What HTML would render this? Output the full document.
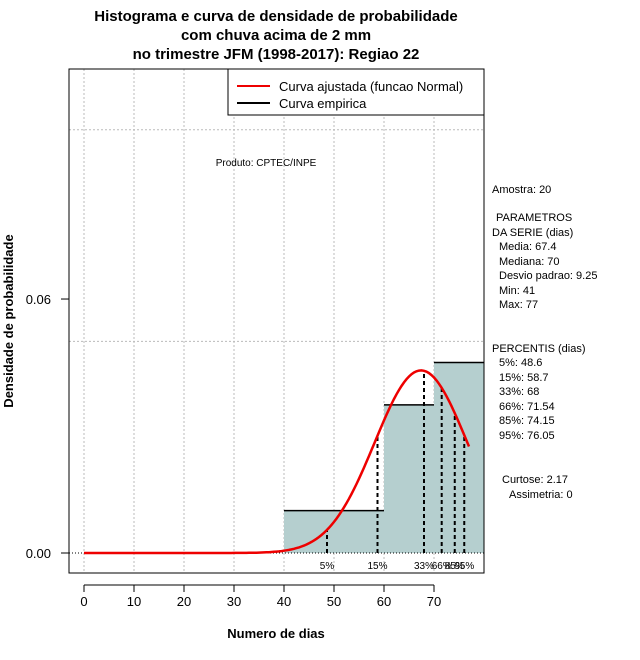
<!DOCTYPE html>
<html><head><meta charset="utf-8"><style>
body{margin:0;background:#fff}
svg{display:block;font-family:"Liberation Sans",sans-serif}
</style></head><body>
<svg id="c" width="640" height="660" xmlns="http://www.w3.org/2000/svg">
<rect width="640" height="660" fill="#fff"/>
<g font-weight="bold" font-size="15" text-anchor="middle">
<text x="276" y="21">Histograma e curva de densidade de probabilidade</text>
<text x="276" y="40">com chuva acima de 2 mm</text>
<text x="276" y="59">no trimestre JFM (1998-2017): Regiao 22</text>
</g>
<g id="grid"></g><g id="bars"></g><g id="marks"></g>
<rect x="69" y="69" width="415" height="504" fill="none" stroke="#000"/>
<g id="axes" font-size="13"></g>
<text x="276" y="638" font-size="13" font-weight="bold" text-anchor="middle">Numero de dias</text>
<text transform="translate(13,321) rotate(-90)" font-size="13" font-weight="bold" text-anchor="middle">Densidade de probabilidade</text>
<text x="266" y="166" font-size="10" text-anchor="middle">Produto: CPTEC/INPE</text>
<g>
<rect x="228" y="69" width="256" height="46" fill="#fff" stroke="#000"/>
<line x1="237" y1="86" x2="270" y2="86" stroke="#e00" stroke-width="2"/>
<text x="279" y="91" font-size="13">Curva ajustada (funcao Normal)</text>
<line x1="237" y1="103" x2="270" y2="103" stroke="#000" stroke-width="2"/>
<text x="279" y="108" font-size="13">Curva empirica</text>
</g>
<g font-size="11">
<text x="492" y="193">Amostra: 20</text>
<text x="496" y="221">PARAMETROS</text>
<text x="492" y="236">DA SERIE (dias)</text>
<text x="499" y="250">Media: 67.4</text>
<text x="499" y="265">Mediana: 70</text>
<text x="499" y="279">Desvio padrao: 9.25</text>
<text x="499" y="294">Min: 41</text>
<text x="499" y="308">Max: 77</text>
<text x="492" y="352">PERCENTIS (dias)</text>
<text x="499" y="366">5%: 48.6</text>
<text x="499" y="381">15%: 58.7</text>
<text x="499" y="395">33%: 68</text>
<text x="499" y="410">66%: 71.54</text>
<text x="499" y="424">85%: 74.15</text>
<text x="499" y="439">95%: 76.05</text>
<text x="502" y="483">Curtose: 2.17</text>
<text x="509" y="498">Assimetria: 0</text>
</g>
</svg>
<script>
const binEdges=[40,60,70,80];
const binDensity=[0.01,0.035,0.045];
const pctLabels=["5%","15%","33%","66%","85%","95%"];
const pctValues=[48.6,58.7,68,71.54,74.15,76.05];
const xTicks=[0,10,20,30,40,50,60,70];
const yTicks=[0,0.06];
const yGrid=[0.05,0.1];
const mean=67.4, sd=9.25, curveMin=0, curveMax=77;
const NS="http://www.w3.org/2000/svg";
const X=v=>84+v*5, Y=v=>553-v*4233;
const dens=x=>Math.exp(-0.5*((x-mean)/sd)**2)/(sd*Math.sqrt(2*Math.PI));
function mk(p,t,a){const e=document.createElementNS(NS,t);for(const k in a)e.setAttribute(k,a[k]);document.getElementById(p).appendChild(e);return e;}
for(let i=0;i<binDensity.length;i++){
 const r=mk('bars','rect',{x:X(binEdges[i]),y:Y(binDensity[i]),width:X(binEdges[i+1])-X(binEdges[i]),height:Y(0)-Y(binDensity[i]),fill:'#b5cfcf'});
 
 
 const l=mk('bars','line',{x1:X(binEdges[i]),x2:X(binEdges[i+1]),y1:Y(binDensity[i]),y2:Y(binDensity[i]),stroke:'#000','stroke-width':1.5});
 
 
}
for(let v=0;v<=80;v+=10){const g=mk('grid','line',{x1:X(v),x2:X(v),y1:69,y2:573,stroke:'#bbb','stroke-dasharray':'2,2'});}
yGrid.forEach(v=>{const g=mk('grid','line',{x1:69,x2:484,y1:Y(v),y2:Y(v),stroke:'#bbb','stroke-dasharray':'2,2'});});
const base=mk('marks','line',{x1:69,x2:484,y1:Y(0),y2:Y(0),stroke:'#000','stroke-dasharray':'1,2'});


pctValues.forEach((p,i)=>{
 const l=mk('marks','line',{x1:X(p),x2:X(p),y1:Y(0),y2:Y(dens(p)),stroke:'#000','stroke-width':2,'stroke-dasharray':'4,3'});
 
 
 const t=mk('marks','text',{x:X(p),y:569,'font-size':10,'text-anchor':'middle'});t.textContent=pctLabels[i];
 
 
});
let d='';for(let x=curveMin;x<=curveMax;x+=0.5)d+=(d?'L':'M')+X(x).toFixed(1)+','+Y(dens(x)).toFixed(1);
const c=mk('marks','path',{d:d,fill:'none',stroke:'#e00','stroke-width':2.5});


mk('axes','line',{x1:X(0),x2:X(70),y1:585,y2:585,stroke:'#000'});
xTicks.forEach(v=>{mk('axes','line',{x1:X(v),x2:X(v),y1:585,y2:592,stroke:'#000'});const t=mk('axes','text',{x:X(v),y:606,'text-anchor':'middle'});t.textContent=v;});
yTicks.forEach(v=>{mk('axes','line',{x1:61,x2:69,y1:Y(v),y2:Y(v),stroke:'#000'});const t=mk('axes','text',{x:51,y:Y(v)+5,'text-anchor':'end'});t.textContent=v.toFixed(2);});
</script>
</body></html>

**Exercise**
Reproduce the whole listing above word for word, but not its pictures.

**Result of this task**
What HTML would render this? Output the full document.
<!DOCTYPE html>
<html><head><meta charset="utf-8"><style>
body{margin:0;background:#fff}
svg{display:block;font-family:"Liberation Sans",sans-serif}
</style></head><body>
<svg id="c" width="640" height="660" xmlns="http://www.w3.org/2000/svg">
<rect width="640" height="660" fill="#fff"/>
<g font-weight="bold" font-size="15" text-anchor="middle">
<text x="276" y="21">Histograma e curva de densidade de probabilidade</text>
<text x="276" y="40">com chuva acima de 2 mm</text>
<text x="276" y="59">no trimestre JFM (1998-2017): Regiao 22</text>
</g>
<g id="grid"></g><g id="bars"></g><g id="marks"></g>
<rect x="69" y="69" width="415" height="504" fill="none" stroke="#000"/>
<g id="axes" font-size="13"></g>
<text x="276" y="638" font-size="13" font-weight="bold" text-anchor="middle">Numero de dias</text>
<text transform="translate(13,321) rotate(-90)" font-size="13" font-weight="bold" text-anchor="middle">Densidade de probabilidade</text>
<text x="266" y="166" font-size="10" text-anchor="middle">Produto: CPTEC/INPE</text>
<g>
<rect x="228" y="69" width="256" height="46" fill="#fff" stroke="#000"/>
<line x1="237" y1="86" x2="270" y2="86" stroke="#e00" stroke-width="2"/>
<text x="279" y="91" font-size="13">Curva ajustada (funcao Normal)</text>
<line x1="237" y1="103" x2="270" y2="103" stroke="#000" stroke-width="2"/>
<text x="279" y="108" font-size="13">Curva empirica</text>
</g>
<g font-size="11">
<text x="492" y="193">Amostra: 20</text>
<text x="496" y="221">PARAMETROS</text>
<text x="492" y="236">DA SERIE (dias)</text>
<text x="499" y="250">Media: 67.4</text>
<text x="499" y="265">Mediana: 70</text>
<text x="499" y="279">Desvio padrao: 9.25</text>
<text x="499" y="294">Min: 41</text>
<text x="499" y="308">Max: 77</text>
<text x="492" y="352">PERCENTIS (dias)</text>
<text x="499" y="366">5%: 48.6</text>
<text x="499" y="381">15%: 58.7</text>
<text x="499" y="395">33%: 68</text>
<text x="499" y="410">66%: 71.54</text>
<text x="499" y="424">85%: 74.15</text>
<text x="499" y="439">95%: 76.05</text>
<text x="502" y="483">Curtose: 2.17</text>
<text x="509" y="498">Assimetria: 0</text>
</g>
</svg>
<script>
const binEdges=[40,60,70,80];
const binDensity=[0.01,0.035,0.045];
const pctLabels=["5%","15%","33%","66%","85%","95%"];
const pctValues=[48.6,58.7,68,71.54,74.15,76.05];
const xTicks=[0,10,20,30,40,50,60,70];
const yTicks=[0,0.06];
const yGrid=[0.05,0.1];
const mean=67.4, sd=9.25, curveMin=0, curveMax=77;
const NS="http://www.w3.org/2000/svg";
const X=v=>84+v*5, Y=v=>553-v*4233;
const dens=x=>Math.exp(-0.5*((x-mean)/sd)**2)/(sd*Math.sqrt(2*Math.PI));
function mk(p,t,a){const e=document.createElementNS(NS,t);for(const k in a)e.setAttribute(k,a[k]);document.getElementById(p).appendChild(e);return e;}
for(let i=0;i<binDensity.length;i++){
 const r=mk('bars','rect',{x:X(binEdges[i]),y:Y(binDensity[i]),width:X(binEdges[i+1])-X(binEdges[i]),height:Y(0)-Y(binDensity[i]),fill:'#b5cfcf'});
 
 
 const l=mk('bars','line',{x1:X(binEdges[i]),x2:X(binEdges[i+1]),y1:Y(binDensity[i]),y2:Y(binDensity[i]),stroke:'#000','stroke-width':1.5});
 
 
}
for(let v=0;v<=80;v+=10){const g=mk('grid','line',{x1:X(v),x2:X(v),y1:69,y2:573,stroke:'#bbb','stroke-dasharray':'2,2'});}
yGrid.forEach(v=>{const g=mk('grid','line',{x1:69,x2:484,y1:Y(v),y2:Y(v),stroke:'#bbb','stroke-dasharray':'2,2'});});
const base=mk('marks','line',{x1:69,x2:484,y1:Y(0),y2:Y(0),stroke:'#000','stroke-dasharray':'1,2'});


pctValues.forEach((p,i)=>{
 const l=mk('marks','line',{x1:X(p),x2:X(p),y1:Y(0),y2:Y(dens(p)),stroke:'#000','stroke-width':2,'stroke-dasharray':'4,3'});
 
 
 const t=mk('marks','text',{x:X(p),y:569,'font-size':10,'text-anchor':'middle'});t.textContent=pctLabels[i];
 
 
});
let d='';for(let x=curveMin;x<=curveMax;x+=0.5)d+=(d?'L':'M')+X(x).toFixed(1)+','+Y(dens(x)).toFixed(1);
const c=mk('marks','path',{d:d,fill:'none',stroke:'#e00','stroke-width':2.5});


mk('axes','line',{x1:X(0),x2:X(70),y1:585,y2:585,stroke:'#000'});
xTicks.forEach(v=>{mk('axes','line',{x1:X(v),x2:X(v),y1:585,y2:592,stroke:'#000'});const t=mk('axes','text',{x:X(v),y:606,'text-anchor':'middle'});t.textContent=v;});
yTicks.forEach(v=>{mk('axes','line',{x1:61,x2:69,y1:Y(v),y2:Y(v),stroke:'#000'});const t=mk('axes','text',{x:51,y:Y(v)+5,'text-anchor':'end'});t.textContent=v.toFixed(2);});
</script>
</body></html>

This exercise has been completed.